Nel caso di cui si è occupata la Corte europea dei diritti dell’uomo, infatti, le forze politiche di maggioranza presenti nel Parlamento bulgaro introdussero nel 2005, a soli due mesi dalle elezioni, non già regole del sistema elettorale diverse da quelle sino a quel momento vigenti, ma veri e propri requisiti di partecipazione alla competizione mai adottati in precedenza. In particolare, si inserirono con legge sia l’obbligo per ciascun partito politico di presentare un deposito cauzionale, sia la necessità di accompagnare la presentazione della lista elettorale con un numero minimo di firme di cittadini - elettori.
La Corte di Strasburgo ha giudicato del tutto conformi alle regole della Convenzione ed a quelle della raccomandazione di Venezia i criteri adottati dal Parlamento bulgaro, ma ha riconosciuto, tuttavia, che l’avere introdotto nuovi requisiti di accesso alla competizione elettorale a così poco tempo dalla celebrazione delle elezioni medesime (solo due mesi prima) abbia rappresentato un ostacolo illegittimo che ha reso più difficoltosa la partecipazione al confronto democratico dei partiti d’opposizione e sopratutto di quelli di più modeste dimensioni.
Non è stata, pertanto, la natura del meccanismo di traduzione dei voti in seggi (il vero sistema elettorale) ad essere oggetto dell’accertamento d'illegittimità da parte della Corte Europea, ma l’introduzione di “requisiti di partecipazione” ritenuti del tutto legittimi e che tuttavia se introdotti a poca distanza di tempo dalle lezioni non consentono ai piccoli partiti di organizzare adeguatamente la loro struttura in vista della competizione elettorale.

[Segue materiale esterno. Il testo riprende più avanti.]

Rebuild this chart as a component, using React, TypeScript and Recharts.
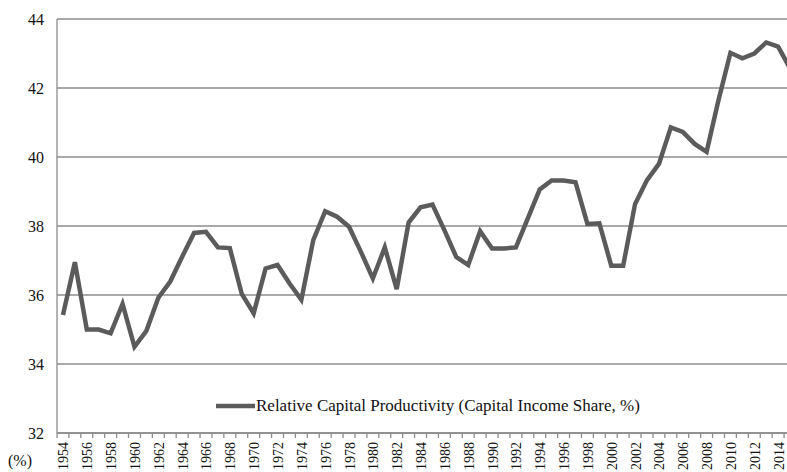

A questo punto alcune domande sorgono spontanee: come direbbe un altro grande tribuno televisivo, che c’azzecca il rosatellum con la questione decisa della sentenza citata da Travaglio?
Forse la nuova legge elettorale introduce requisiti di partecipazione alla competizione che rendono più difficoltoso per il Movimento cinque stelle presentarsi alle elezioni nazionali?
E’ da ricondurre al meccanismo di traduzione dei voti in seggi la difficoltà del partito di Grillo di accedere al Governo?
L’annunciata volontà dei penta stellati di non volere stringere alleanze per la formazione di una coalizione governativa rappresenta un auto limite che si sono posti del tutto liberamente o deve essere considerato un ostacolo per l’accesso al Governo da ricondurre all’introduzione del nuovo sistema elettorale?
Seguendo il ragionamento del Direttore del Fatto quotidiano, l’unico sistema elettorale legittimo sarebbe stato quello che avrebbe consentito al Movimento cinque stelle di andare da solo al Governo?
Non è forse vero che il Parlamento è stato costretto dalle sentenze della Corte costituzionale ad intervenire comunque sulla disciplina elettorale anche ad una minore distanza di un anno dallo svolgimento delle elezioni?
Perché la Corte Europea dei diritti dell’Uomo quando scrive una sentenza che (interpretata del tutto strumentalmente) può aiutare ad alimentare le più feroci polemiche politiche diventa un’autorità giuridica e morale e quando, invece, afferma che il Porcellum è del tutto conforme alla Convenzione dei diritti umani (sentenza Saccomanno ed altri contro Italia, 13 marzo 2012) viene considerata alla stregua dell’ultimo dei giudici di pace di provincia?
Ma sopratutto, una volta chiarito il reale contenuto della sentenza sbandierata da Travaglio come un capo d’accusa irrefutabile contro la violenza anti democratica dei due terzi del Parlamento, chi vuole fottere chi in realtà?